--- Begin ---
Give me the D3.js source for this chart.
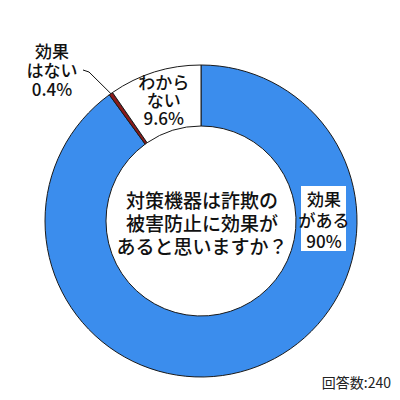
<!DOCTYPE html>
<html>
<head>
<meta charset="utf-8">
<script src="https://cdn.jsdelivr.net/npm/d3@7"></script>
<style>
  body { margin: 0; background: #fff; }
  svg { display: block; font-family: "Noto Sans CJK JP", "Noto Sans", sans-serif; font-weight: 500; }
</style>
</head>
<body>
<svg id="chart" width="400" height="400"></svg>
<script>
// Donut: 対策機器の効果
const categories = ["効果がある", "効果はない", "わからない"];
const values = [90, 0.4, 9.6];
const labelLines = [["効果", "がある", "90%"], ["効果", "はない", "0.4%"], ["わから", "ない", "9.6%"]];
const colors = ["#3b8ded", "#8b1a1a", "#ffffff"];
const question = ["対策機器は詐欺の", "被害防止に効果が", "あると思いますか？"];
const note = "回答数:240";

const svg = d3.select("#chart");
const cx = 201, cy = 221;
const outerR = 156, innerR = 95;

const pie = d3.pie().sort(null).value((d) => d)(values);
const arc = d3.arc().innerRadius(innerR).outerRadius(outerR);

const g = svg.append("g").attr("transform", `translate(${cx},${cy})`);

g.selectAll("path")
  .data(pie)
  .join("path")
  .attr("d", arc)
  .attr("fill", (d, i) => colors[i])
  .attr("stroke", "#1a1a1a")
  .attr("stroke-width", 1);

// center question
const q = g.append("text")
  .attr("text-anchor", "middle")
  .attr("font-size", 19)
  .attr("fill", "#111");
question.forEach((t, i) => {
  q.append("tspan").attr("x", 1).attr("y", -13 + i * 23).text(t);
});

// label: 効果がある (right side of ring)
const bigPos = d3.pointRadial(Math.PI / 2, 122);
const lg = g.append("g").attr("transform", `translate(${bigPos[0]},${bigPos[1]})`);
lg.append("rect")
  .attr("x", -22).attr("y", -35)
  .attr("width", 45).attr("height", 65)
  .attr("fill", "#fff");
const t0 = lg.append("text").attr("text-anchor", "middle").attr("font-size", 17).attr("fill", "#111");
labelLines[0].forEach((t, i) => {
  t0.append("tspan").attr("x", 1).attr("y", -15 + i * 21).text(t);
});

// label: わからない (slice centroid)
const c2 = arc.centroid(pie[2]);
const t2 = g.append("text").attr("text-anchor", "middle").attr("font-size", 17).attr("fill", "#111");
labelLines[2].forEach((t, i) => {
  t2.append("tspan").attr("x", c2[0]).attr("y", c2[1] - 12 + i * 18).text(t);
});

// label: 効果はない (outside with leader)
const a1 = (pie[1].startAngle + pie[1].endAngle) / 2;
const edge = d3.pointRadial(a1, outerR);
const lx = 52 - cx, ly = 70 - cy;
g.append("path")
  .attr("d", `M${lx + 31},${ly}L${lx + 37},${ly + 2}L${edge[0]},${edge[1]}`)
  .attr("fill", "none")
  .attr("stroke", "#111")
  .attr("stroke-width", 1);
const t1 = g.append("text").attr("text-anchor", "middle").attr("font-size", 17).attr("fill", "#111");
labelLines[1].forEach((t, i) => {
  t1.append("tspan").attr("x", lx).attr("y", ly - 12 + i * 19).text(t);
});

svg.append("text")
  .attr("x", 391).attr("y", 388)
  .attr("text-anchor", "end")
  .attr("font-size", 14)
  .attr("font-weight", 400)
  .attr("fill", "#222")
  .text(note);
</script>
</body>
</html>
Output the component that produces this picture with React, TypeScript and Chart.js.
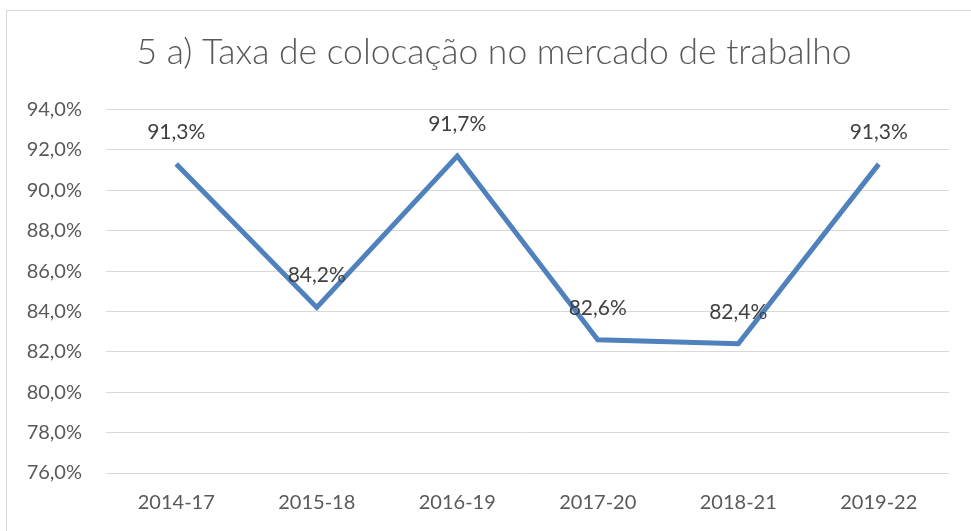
--- End ---
Aim of the exercise: Above are records with pictures; repeat the records exactly and leave the pictures out.

Exercise output:
Give me the D3.js source for this chart.
<!DOCTYPE html>
<html>
<head>
<meta charset="utf-8">
<script src="https://cdn.jsdelivr.net/npm/d3@7"></script>
<style>
  body { margin: 0; background: #fff; }
  svg { display: block; font-family: "Noto Sans CJK JP", "Noto Sans", sans-serif; font-weight: 500; }
</style>
</head>
<body>
<svg id="chart" width="400" height="400"></svg>
<script>
// Donut: 対策機器の効果
const categories = ["効果がある", "効果はない", "わからない"];
const values = [90, 0.4, 9.6];
const labelLines = [["効果", "がある", "90%"], ["効果", "はない", "0.4%"], ["わから", "ない", "9.6%"]];
const colors = ["#3b8ded", "#8b1a1a", "#ffffff"];
const question = ["対策機器は詐欺の", "被害防止に効果が", "あると思いますか？"];
const note = "回答数:240";

const svg = d3.select("#chart");
const cx = 201, cy = 221;
const outerR = 156, innerR = 95;

const pie = d3.pie().sort(null).value((d) => d)(values);
const arc = d3.arc().innerRadius(innerR).outerRadius(outerR);

const g = svg.append("g").attr("transform", `translate(${cx},${cy})`);

g.selectAll("path")
  .data(pie)
  .join("path")
  .attr("d", arc)
  .attr("fill", (d, i) => colors[i])
  .attr("stroke", "#1a1a1a")
  .attr("stroke-width", 1);

// center question
const q = g.append("text")
  .attr("text-anchor", "middle")
  .attr("font-size", 19)
  .attr("fill", "#111");
question.forEach((t, i) => {
  q.append("tspan").attr("x", 1).attr("y", -13 + i * 23).text(t);
});

// label: 効果がある (right side of ring)
const bigPos = d3.pointRadial(Math.PI / 2, 122);
const lg = g.append("g").attr("transform", `translate(${bigPos[0]},${bigPos[1]})`);
lg.append("rect")
  .attr("x", -22).attr("y", -35)
  .attr("width", 45).attr("height", 65)
  .attr("fill", "#fff");
const t0 = lg.append("text").attr("text-anchor", "middle").attr("font-size", 17).attr("fill", "#111");
labelLines[0].forEach((t, i) => {
  t0.append("tspan").attr("x", 1).attr("y", -15 + i * 21).text(t);
});

// label: わからない (slice centroid)
const c2 = arc.centroid(pie[2]);
const t2 = g.append("text").attr("text-anchor", "middle").attr("font-size", 17).attr("fill", "#111");
labelLines[2].forEach((t, i) => {
  t2.append("tspan").attr("x", c2[0]).attr("y", c2[1] - 12 + i * 18).text(t);
});

// label: 効果はない (outside with leader)
const a1 = (pie[1].startAngle + pie[1].endAngle) / 2;
const edge = d3.pointRadial(a1, outerR);
const lx = 52 - cx, ly = 70 - cy;
g.append("path")
  .attr("d", `M${lx + 31},${ly}L${lx + 37},${ly + 2}L${edge[0]},${edge[1]}`)
  .attr("fill", "none")
  .attr("stroke", "#111")
  .attr("stroke-width", 1);
const t1 = g.append("text").attr("text-anchor", "middle").attr("font-size", 17).attr("fill", "#111");
labelLines[1].forEach((t, i) => {
  t1.append("tspan").attr("x", lx).attr("y", ly - 12 + i * 19).text(t);
});

svg.append("text")
  .attr("x", 391).attr("y", 388)
  .attr("text-anchor", "end")
  .attr("font-size", 14)
  .attr("font-weight", 400)
  .attr("fill", "#222")
  .text(note);
</script>
</body>
</html>
Output the component that produces this picture with React, TypeScript and Chart.js.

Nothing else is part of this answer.